*EXERCISE GOAL*: Start at the line that contains "Emit a Python", stop at the line that contains "from matplotlib.patches import Rectangle", and repeat every line in that span, those two included, with no pictures.

*THE DATA*:

-- START --

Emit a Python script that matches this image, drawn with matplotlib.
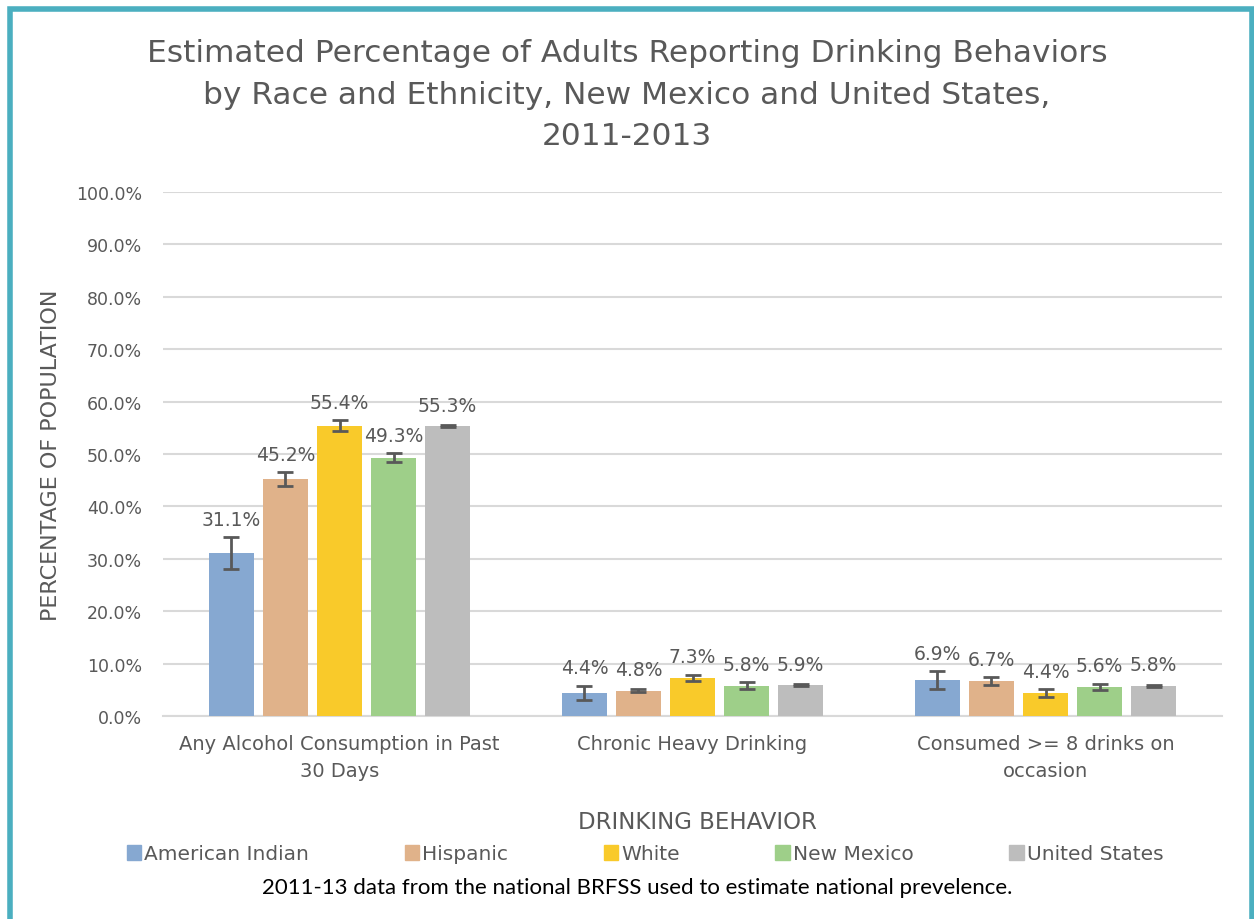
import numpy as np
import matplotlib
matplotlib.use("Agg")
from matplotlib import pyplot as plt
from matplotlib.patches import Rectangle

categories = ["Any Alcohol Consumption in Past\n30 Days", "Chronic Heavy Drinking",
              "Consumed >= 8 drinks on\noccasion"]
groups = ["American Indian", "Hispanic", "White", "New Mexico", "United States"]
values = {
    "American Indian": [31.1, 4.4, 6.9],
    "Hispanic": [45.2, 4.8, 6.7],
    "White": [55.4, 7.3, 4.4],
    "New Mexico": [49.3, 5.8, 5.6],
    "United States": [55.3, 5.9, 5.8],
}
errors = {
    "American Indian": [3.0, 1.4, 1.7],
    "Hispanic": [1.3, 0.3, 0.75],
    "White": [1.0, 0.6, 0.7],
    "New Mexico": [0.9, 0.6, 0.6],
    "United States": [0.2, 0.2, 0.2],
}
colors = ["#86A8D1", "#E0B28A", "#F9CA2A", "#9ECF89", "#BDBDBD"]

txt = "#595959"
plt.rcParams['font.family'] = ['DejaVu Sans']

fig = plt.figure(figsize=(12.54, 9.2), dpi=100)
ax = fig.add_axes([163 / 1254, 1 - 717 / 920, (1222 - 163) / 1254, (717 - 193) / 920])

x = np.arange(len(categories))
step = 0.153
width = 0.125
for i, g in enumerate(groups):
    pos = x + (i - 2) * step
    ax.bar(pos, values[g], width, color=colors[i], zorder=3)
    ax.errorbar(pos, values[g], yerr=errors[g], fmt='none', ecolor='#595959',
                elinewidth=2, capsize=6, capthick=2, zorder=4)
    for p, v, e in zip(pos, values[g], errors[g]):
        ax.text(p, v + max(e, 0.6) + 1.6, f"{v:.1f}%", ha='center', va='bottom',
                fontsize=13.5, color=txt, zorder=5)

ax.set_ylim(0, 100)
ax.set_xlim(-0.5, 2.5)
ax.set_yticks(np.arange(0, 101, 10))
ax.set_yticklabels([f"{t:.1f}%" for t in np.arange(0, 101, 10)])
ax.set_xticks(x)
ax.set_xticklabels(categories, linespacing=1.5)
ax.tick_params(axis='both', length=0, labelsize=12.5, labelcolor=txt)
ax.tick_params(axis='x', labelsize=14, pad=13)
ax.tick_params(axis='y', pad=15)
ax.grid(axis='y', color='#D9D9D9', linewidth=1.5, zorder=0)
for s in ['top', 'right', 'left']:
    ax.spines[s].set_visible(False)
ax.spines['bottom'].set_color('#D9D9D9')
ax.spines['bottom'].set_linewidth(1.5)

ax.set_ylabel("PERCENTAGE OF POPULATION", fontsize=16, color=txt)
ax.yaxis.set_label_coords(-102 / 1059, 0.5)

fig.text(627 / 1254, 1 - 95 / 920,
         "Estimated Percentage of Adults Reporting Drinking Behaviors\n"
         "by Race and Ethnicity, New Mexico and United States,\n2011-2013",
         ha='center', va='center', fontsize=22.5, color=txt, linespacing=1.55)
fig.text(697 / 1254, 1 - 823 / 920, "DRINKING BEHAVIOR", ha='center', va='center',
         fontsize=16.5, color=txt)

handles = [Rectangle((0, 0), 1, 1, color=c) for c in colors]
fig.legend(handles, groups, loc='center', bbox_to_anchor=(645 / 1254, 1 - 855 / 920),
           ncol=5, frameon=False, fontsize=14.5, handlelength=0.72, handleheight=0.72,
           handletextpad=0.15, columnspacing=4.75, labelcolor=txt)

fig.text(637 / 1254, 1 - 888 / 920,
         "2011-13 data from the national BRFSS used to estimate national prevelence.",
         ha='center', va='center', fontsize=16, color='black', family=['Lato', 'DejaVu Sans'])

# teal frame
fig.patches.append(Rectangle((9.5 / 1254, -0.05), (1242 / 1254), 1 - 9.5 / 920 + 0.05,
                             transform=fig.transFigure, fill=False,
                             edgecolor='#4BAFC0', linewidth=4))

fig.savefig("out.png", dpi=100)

-- END --
-- START --

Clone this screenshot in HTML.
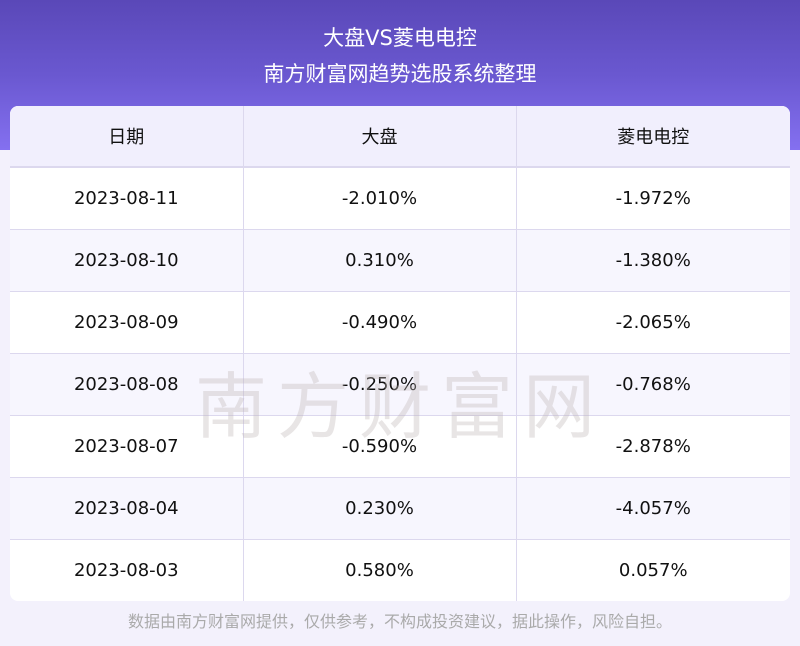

-- END --

*RESULT BELOW*:
Emit a Python script that matches this image, drawn with matplotlib.
import numpy as np
import matplotlib
matplotlib.use("Agg")
from matplotlib import pyplot as plt
from matplotlib.patches import Rectangle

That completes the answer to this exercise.